Among the lines below, list those containing the string "that".

________

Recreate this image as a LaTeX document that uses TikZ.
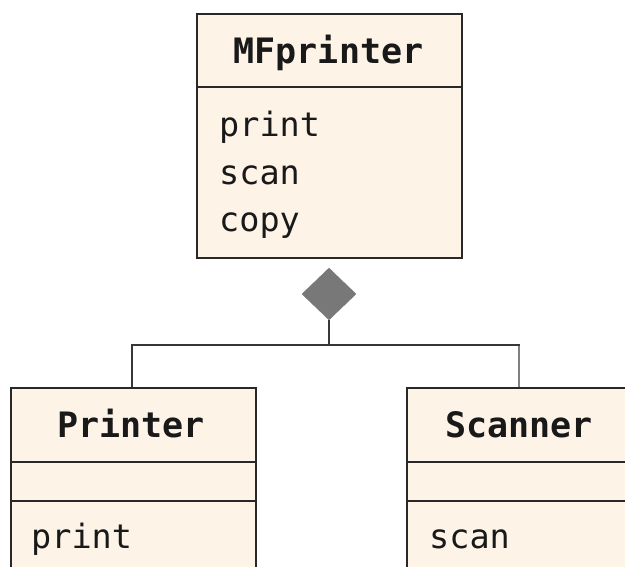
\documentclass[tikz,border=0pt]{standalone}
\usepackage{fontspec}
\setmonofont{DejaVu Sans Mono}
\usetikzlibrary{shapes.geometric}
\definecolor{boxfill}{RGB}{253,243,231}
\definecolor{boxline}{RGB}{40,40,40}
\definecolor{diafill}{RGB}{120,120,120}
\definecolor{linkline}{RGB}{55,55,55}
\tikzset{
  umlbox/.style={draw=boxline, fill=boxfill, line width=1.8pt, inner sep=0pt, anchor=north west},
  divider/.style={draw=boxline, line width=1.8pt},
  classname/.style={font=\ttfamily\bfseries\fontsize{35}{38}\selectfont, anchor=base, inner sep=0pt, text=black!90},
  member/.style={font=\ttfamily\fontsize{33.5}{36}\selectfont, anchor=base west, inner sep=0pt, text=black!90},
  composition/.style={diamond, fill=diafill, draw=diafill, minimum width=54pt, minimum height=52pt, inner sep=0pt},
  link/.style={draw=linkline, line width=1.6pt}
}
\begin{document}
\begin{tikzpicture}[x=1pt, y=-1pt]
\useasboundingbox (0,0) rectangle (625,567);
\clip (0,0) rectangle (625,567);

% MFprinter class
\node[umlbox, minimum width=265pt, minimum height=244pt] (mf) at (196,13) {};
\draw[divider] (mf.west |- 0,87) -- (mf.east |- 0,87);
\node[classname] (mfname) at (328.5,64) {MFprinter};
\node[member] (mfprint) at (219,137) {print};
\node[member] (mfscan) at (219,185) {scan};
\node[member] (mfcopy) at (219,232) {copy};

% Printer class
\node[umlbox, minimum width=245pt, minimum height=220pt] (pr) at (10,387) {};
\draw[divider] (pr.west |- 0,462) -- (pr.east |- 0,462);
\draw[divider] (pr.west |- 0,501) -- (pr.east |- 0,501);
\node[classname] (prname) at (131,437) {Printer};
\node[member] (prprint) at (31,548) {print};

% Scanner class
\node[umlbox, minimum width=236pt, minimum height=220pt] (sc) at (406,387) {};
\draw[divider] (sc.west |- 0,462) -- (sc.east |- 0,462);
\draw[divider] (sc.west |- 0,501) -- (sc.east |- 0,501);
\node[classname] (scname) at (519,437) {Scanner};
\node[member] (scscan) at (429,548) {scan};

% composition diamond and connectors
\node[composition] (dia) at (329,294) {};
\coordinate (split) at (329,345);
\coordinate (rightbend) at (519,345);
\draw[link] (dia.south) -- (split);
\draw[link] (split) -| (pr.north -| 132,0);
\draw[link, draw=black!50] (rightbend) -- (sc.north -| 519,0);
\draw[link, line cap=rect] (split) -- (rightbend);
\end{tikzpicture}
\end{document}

________

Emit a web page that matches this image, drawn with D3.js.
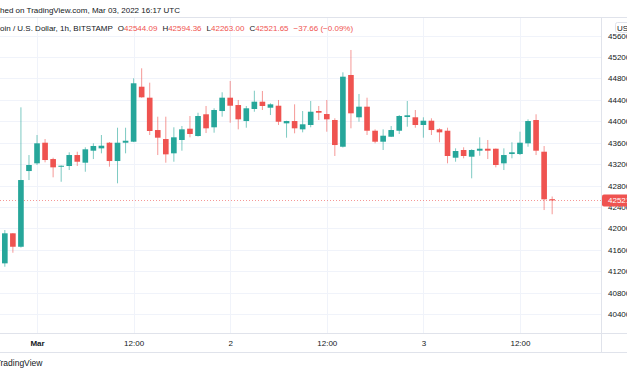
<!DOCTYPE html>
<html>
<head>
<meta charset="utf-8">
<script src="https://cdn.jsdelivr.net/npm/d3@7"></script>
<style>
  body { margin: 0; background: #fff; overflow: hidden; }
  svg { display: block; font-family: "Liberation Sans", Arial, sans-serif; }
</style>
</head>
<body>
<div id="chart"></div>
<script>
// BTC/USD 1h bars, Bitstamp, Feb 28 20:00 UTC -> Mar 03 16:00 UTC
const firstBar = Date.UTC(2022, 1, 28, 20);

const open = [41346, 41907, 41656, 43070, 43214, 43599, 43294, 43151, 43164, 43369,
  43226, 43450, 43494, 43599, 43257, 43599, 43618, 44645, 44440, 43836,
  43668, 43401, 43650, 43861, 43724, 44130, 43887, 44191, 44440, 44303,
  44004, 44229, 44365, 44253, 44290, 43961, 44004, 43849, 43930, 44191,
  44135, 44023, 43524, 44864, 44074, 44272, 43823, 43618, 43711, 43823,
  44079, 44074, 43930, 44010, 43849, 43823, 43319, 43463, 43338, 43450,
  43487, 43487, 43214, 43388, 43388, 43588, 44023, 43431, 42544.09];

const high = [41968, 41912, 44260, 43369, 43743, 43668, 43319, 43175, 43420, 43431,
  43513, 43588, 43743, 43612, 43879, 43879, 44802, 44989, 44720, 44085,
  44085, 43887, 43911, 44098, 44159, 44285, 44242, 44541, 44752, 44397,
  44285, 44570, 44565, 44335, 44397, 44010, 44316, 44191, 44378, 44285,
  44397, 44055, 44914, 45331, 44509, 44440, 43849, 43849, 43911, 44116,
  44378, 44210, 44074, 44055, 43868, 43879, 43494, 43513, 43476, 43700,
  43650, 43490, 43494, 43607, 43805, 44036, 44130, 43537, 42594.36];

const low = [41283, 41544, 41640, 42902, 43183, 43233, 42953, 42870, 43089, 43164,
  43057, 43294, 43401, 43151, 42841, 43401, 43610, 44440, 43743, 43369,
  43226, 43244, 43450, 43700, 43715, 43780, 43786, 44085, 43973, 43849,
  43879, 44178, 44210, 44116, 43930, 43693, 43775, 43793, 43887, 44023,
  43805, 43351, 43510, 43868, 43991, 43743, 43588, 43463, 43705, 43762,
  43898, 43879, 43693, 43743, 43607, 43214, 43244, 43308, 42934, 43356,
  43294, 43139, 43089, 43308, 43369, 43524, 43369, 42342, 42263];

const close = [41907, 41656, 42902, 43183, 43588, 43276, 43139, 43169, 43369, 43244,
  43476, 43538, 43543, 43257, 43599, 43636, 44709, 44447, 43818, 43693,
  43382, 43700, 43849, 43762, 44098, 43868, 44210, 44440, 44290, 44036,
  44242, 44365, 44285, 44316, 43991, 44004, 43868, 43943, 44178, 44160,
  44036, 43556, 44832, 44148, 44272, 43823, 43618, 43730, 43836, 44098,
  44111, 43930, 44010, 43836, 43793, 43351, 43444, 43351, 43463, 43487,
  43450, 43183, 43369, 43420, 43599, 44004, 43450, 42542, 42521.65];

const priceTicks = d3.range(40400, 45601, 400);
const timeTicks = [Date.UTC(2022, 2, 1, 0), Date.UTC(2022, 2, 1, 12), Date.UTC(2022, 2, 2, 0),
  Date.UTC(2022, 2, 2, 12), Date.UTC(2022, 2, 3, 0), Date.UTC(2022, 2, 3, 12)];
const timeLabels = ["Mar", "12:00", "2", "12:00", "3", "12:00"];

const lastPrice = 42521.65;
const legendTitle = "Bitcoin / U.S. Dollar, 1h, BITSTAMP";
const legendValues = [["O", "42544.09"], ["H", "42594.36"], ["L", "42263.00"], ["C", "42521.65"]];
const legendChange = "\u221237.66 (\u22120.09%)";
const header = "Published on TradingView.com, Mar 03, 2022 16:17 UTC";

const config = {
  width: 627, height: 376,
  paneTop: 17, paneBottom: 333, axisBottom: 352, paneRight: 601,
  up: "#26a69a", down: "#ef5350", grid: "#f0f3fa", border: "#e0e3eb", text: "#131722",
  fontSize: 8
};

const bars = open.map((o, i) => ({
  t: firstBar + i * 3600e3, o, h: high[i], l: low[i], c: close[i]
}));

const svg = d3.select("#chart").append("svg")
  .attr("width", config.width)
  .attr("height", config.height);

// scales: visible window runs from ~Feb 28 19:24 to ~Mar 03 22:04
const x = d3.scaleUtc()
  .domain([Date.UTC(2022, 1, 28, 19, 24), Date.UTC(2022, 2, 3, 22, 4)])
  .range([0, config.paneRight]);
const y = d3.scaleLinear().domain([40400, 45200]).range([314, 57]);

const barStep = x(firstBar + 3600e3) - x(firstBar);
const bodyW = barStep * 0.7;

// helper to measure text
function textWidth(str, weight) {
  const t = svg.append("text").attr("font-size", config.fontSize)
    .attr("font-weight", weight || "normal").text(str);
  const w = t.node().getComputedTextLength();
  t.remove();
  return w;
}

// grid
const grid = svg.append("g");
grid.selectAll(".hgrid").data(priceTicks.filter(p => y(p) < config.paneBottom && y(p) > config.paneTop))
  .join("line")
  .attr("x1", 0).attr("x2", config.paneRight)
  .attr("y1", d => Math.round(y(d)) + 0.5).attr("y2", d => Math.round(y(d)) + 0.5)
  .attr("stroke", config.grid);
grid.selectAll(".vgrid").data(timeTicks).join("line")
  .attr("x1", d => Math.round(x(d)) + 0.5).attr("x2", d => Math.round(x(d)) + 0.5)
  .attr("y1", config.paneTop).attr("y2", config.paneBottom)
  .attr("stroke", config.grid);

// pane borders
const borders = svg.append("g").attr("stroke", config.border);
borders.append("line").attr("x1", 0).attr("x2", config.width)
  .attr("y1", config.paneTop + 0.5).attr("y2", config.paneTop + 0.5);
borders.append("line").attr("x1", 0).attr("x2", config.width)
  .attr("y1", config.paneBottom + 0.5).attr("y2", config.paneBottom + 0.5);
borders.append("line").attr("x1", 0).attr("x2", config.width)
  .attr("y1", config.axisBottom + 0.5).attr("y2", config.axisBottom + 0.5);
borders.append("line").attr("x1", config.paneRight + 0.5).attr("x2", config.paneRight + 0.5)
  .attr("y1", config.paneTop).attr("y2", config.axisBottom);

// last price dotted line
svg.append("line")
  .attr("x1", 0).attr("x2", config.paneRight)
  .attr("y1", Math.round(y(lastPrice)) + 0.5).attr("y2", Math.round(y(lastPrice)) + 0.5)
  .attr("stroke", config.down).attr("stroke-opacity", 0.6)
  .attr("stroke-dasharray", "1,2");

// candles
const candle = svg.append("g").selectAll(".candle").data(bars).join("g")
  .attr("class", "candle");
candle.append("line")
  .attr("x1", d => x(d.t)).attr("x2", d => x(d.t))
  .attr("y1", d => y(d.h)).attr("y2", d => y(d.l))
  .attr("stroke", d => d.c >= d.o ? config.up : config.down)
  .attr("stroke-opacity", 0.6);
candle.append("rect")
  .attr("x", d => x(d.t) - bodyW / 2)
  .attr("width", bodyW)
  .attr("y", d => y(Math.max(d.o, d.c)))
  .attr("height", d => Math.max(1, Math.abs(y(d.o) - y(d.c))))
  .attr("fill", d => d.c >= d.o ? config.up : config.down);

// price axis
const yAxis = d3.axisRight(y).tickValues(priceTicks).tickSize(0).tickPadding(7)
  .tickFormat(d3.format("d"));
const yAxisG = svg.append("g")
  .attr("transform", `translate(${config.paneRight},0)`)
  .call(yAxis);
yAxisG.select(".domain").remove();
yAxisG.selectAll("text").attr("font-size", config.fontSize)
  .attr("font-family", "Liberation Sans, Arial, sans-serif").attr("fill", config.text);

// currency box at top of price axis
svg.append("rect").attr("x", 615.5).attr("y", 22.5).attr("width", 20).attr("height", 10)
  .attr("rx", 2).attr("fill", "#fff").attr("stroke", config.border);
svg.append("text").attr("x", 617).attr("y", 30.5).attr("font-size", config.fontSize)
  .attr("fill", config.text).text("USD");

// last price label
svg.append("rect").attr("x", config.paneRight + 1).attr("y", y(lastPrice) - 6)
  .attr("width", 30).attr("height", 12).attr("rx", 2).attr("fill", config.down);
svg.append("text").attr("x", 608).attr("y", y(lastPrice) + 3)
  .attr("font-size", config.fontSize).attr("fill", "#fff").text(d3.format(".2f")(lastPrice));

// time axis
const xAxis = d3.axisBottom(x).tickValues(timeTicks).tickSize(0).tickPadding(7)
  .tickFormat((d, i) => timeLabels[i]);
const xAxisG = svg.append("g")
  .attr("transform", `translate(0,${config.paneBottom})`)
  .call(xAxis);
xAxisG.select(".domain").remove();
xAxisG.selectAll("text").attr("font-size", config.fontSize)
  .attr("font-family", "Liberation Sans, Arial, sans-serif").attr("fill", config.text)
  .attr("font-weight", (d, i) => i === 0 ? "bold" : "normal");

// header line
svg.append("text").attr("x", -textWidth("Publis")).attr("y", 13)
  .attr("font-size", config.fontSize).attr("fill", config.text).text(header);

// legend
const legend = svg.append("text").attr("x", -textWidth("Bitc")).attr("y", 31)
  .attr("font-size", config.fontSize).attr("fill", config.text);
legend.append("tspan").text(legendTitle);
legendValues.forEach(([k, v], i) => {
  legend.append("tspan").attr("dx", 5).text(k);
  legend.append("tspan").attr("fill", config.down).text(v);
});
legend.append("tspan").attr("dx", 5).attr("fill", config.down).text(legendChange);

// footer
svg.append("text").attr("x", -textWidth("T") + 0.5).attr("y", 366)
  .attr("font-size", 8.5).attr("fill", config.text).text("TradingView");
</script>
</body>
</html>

________

§ Output of the exercise
Recreate this image as a LaTeX document that uses TikZ.
Emit a web page that matches this image, drawn with D3.js.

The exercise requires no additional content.